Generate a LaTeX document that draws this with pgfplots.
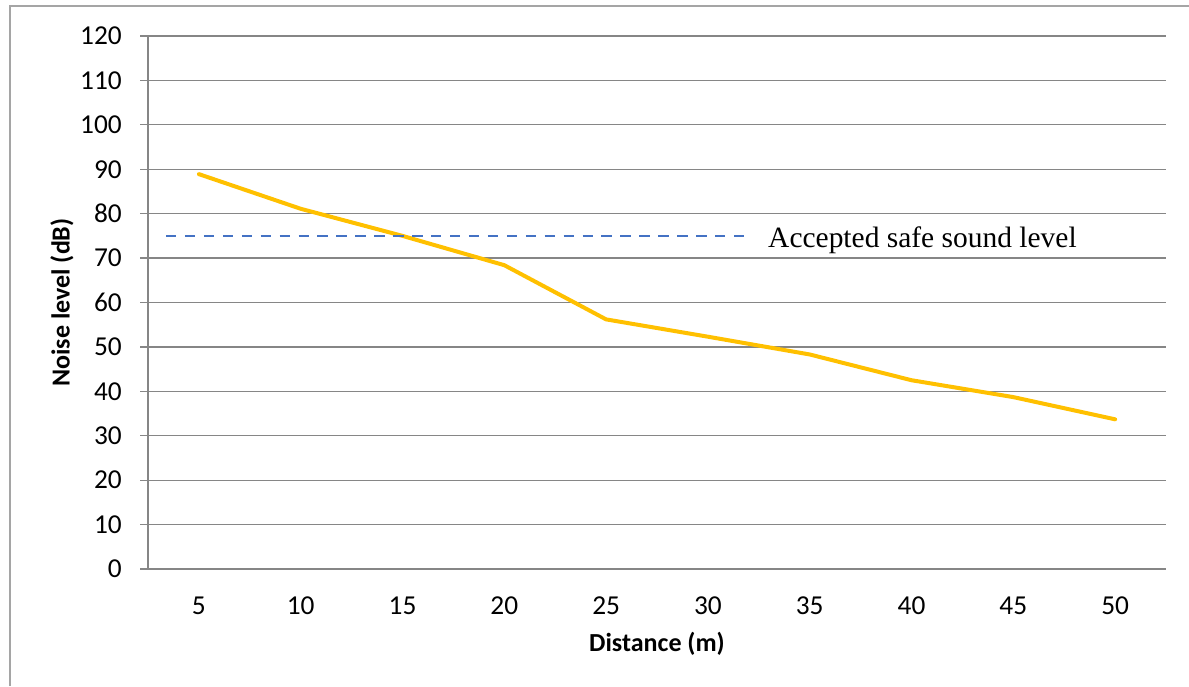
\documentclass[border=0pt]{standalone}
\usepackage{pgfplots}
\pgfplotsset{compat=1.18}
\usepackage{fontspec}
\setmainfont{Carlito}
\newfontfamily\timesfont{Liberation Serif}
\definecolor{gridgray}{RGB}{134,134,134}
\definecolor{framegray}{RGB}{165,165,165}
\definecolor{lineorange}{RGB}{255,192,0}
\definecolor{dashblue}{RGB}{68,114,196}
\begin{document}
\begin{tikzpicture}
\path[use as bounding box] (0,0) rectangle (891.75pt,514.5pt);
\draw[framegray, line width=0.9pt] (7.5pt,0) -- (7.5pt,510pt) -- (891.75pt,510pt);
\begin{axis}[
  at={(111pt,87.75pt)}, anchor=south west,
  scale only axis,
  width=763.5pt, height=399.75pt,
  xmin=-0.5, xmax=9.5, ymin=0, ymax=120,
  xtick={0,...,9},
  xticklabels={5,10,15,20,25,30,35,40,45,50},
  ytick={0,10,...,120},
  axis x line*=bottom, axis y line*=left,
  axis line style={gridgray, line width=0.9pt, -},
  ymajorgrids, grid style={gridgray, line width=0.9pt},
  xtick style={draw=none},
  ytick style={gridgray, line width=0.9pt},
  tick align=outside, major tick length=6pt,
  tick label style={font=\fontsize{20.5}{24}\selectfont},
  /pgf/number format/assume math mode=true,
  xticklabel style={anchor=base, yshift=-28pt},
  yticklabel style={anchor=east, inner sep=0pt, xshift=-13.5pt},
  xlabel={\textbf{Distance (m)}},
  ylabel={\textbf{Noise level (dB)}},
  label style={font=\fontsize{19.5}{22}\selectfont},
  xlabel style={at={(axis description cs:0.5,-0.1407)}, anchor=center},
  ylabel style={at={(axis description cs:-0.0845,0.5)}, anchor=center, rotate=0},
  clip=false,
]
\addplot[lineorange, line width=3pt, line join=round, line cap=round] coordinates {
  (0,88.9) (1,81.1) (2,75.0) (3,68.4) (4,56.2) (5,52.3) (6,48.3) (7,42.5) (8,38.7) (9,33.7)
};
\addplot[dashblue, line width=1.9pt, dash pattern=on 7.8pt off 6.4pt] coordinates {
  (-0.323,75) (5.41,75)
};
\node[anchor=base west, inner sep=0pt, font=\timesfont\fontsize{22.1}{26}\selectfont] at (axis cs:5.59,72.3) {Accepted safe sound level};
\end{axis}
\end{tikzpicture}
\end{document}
...
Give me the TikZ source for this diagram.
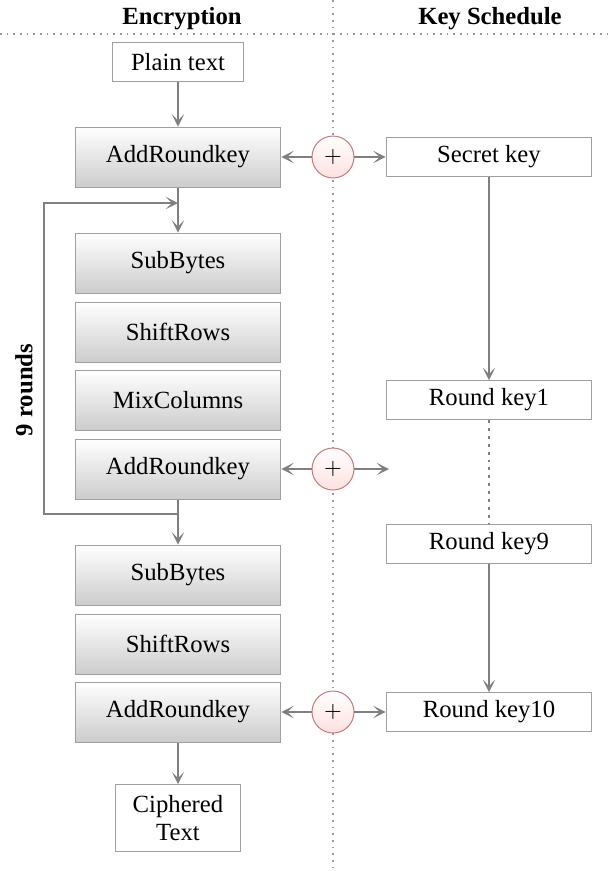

■ **Task statement**
The word "this" may turn up on some lines of these records; say how many, with no other words.

■ **Right answer**
2